What is being asked: In the following material, identify every line holding the string "seaborn" and return it.

(Charts and diagrams as code)
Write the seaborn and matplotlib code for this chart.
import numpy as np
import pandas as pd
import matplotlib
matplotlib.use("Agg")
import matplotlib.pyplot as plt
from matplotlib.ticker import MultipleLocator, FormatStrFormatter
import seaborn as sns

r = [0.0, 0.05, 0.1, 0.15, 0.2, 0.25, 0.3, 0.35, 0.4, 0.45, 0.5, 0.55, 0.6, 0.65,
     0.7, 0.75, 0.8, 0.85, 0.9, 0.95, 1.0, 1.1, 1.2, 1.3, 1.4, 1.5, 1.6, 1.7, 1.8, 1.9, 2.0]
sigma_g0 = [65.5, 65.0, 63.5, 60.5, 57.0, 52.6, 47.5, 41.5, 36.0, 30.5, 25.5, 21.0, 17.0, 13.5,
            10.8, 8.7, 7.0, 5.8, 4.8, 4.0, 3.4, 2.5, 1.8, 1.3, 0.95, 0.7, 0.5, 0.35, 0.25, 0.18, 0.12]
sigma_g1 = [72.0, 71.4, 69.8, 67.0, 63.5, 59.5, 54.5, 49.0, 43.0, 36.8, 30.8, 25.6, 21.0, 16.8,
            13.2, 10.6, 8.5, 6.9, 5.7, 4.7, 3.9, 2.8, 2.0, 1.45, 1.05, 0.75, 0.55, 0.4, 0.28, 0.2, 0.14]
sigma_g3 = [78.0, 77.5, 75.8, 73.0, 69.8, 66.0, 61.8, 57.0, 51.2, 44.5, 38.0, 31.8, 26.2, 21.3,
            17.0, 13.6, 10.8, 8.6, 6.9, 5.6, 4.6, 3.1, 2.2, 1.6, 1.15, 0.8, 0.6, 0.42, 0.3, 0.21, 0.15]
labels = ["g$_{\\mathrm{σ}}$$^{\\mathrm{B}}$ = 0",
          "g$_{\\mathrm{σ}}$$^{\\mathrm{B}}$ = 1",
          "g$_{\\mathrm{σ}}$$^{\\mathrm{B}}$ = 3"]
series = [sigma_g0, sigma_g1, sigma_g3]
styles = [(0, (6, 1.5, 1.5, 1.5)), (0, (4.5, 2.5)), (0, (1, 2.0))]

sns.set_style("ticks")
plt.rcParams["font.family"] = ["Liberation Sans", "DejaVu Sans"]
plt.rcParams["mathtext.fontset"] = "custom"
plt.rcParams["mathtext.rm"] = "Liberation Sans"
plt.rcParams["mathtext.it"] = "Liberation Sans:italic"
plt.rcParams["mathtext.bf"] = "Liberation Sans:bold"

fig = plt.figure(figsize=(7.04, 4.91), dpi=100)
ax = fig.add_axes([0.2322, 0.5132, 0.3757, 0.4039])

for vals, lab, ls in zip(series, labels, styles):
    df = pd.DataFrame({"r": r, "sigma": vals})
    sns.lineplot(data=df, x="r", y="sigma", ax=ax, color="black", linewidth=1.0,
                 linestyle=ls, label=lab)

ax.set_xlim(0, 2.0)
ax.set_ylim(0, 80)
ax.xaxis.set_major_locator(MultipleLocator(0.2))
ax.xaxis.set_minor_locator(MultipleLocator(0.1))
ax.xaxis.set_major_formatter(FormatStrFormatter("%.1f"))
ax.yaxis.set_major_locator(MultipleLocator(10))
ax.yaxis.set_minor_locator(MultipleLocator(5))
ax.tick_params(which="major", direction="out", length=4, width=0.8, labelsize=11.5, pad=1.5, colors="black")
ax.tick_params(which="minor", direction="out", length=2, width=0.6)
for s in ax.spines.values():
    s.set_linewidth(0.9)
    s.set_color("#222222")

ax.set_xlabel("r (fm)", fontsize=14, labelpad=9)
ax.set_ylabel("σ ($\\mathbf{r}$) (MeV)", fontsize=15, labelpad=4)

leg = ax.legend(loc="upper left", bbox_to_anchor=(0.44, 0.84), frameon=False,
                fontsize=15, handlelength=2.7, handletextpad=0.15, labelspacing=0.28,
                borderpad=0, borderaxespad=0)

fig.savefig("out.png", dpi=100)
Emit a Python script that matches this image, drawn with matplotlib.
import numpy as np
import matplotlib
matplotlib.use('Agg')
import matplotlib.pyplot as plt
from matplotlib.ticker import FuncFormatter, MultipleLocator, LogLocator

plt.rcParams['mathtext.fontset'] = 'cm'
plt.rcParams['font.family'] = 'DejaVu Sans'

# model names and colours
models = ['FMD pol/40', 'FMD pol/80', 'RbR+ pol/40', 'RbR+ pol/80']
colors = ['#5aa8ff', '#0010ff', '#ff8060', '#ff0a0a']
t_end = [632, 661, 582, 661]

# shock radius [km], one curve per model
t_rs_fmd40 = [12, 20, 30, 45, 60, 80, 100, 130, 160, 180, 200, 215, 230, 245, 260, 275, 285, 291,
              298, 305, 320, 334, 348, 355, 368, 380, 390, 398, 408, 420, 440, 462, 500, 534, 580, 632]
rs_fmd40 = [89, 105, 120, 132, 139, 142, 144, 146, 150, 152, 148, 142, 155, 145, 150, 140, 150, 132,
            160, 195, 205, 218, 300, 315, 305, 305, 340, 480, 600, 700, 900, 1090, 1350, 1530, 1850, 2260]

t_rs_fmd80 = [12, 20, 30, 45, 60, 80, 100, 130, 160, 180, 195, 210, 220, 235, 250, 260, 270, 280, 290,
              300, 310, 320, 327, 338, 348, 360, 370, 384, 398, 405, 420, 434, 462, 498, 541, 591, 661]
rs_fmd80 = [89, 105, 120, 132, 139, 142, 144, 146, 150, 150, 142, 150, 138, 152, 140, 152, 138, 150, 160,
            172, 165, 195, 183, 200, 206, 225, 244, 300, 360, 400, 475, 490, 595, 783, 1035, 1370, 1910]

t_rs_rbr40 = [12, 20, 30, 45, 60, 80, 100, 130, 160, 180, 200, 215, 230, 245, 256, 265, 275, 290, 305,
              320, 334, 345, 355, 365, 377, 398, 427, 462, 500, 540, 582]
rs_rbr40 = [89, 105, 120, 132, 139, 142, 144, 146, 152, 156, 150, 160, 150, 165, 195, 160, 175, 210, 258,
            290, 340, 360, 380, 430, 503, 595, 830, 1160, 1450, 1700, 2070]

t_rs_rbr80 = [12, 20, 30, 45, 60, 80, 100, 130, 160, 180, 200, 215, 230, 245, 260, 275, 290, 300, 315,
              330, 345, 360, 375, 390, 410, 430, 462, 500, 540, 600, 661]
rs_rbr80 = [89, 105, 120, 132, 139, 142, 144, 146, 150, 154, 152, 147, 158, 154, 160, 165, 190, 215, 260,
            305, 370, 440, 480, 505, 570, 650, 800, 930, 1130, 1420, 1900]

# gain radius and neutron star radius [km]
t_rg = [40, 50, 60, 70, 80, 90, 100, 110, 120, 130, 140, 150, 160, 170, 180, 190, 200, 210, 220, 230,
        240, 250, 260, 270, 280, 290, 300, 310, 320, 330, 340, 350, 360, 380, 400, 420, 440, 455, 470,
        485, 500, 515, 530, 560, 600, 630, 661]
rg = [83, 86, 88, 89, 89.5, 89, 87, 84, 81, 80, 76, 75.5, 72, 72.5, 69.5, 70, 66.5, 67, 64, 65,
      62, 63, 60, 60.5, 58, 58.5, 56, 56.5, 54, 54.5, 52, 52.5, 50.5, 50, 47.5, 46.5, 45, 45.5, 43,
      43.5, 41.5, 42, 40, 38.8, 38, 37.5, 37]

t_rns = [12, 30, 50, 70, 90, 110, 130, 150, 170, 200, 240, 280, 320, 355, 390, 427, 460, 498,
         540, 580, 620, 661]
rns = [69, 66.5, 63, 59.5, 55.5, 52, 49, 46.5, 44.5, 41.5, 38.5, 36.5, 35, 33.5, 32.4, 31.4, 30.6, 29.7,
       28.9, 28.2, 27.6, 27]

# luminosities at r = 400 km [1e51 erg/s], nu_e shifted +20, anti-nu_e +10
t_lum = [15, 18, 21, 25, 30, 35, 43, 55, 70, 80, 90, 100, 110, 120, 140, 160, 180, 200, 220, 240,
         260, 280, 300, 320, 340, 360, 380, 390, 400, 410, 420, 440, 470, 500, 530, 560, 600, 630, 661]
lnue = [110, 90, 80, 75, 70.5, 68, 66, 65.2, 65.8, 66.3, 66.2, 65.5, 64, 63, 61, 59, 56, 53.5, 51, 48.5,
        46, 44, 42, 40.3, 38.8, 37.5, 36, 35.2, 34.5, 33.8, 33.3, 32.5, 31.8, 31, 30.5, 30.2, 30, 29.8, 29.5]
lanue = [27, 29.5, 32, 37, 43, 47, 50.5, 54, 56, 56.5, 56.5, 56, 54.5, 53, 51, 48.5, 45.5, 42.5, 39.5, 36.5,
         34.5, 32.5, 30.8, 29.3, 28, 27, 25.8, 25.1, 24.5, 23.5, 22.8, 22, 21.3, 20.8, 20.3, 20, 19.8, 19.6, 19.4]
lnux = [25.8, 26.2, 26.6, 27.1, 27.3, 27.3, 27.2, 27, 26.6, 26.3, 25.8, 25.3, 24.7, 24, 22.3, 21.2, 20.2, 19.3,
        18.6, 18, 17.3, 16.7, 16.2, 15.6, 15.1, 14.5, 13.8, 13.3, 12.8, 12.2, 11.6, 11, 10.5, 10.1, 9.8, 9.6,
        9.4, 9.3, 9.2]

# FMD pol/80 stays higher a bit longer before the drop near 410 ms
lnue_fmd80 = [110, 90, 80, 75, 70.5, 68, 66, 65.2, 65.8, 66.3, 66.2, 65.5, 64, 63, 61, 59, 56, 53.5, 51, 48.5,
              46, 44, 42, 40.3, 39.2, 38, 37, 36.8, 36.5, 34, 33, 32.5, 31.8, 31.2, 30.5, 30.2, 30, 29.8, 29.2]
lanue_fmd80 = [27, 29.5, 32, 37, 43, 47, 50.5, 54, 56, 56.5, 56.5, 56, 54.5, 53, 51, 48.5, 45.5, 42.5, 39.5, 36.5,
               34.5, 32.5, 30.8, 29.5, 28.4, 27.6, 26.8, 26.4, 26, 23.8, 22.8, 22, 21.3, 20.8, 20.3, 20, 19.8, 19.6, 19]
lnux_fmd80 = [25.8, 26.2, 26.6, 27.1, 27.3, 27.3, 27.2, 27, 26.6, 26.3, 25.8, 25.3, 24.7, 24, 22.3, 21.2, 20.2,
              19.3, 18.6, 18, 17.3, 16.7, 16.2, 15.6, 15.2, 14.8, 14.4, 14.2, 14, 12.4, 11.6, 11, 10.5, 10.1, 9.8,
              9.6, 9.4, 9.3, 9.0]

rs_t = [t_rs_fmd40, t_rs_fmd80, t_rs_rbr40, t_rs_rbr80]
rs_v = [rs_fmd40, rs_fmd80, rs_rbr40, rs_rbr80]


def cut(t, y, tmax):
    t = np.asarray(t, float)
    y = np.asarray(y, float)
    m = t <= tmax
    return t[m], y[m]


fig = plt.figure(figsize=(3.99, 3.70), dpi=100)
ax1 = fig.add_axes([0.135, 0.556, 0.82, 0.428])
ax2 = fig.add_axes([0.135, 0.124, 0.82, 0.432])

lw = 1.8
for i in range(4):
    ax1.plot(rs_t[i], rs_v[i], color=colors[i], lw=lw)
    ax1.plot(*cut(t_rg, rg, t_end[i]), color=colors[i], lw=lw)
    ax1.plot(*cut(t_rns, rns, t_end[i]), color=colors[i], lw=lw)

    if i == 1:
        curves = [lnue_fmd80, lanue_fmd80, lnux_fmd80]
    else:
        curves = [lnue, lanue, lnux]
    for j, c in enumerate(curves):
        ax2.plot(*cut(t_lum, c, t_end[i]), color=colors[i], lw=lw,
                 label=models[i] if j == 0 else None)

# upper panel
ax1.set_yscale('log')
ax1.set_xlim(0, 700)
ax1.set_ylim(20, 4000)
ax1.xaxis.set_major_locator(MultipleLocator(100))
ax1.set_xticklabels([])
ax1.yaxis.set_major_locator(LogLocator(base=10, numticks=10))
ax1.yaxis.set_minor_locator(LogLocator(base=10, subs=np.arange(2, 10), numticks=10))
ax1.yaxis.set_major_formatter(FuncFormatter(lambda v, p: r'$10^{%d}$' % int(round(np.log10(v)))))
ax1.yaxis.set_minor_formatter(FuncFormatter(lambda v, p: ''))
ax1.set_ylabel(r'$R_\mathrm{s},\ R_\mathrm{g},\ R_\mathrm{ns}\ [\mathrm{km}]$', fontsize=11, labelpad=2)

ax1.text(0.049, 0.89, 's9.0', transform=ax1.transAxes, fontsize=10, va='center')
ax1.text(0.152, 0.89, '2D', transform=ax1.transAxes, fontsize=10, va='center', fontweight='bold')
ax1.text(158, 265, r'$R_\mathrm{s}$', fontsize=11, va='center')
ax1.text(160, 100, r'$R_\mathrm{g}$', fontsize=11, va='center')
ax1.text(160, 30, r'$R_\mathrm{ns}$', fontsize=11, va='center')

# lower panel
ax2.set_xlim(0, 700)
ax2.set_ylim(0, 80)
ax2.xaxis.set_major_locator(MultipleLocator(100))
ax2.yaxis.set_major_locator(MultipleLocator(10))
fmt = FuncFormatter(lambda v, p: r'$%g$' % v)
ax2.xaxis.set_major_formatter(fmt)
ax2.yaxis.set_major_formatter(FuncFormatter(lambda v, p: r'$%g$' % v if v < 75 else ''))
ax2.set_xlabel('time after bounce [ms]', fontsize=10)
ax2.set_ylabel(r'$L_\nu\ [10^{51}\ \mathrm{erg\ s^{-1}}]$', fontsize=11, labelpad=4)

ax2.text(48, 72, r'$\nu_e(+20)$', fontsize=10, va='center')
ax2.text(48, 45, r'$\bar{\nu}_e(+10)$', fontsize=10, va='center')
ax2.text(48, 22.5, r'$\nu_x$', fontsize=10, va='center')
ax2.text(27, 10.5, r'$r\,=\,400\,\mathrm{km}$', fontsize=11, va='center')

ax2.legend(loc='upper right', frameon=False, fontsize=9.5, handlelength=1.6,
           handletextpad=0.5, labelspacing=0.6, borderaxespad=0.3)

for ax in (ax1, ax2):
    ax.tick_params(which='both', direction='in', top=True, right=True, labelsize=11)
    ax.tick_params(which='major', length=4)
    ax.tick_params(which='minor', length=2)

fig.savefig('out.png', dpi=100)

--

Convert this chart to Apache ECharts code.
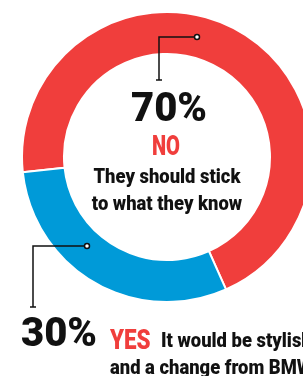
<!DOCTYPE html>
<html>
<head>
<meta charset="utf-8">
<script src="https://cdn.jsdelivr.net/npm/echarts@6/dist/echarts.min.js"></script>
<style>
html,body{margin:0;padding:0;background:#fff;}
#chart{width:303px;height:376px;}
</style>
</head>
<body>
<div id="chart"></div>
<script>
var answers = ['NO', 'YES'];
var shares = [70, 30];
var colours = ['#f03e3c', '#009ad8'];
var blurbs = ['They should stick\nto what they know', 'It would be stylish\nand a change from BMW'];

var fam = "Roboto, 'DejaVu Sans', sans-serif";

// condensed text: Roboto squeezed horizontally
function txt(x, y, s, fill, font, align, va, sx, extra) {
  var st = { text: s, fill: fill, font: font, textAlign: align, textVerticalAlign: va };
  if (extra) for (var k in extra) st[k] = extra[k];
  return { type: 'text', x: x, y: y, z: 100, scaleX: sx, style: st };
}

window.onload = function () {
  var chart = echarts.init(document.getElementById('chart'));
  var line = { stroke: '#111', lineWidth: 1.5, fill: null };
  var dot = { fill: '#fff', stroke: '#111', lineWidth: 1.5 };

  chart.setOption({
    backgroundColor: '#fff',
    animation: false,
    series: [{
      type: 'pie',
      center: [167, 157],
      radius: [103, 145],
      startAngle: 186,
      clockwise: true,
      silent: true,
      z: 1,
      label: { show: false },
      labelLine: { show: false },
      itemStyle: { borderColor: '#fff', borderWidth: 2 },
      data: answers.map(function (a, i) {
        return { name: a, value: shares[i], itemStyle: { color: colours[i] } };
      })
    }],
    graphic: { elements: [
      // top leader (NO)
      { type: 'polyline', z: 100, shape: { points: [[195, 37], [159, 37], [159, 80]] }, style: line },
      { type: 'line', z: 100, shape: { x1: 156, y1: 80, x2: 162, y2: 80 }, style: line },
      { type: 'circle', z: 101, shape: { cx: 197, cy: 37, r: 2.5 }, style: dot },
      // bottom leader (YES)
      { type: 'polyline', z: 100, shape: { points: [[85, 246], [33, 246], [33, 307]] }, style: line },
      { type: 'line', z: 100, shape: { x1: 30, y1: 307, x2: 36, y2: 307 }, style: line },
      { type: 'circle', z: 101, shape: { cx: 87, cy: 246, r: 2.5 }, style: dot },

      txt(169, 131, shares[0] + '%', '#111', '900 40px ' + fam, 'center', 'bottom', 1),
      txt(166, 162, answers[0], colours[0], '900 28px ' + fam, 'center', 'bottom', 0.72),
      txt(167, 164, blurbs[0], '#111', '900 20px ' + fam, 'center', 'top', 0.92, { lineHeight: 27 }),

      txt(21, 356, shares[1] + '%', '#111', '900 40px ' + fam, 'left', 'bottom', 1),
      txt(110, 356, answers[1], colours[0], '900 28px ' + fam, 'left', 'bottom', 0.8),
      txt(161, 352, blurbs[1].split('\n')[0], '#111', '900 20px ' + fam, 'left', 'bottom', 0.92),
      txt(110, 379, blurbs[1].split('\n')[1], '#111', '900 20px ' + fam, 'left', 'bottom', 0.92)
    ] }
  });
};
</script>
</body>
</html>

Task response:
Write the seaborn and matplotlib code for this chart.
import seaborn as sns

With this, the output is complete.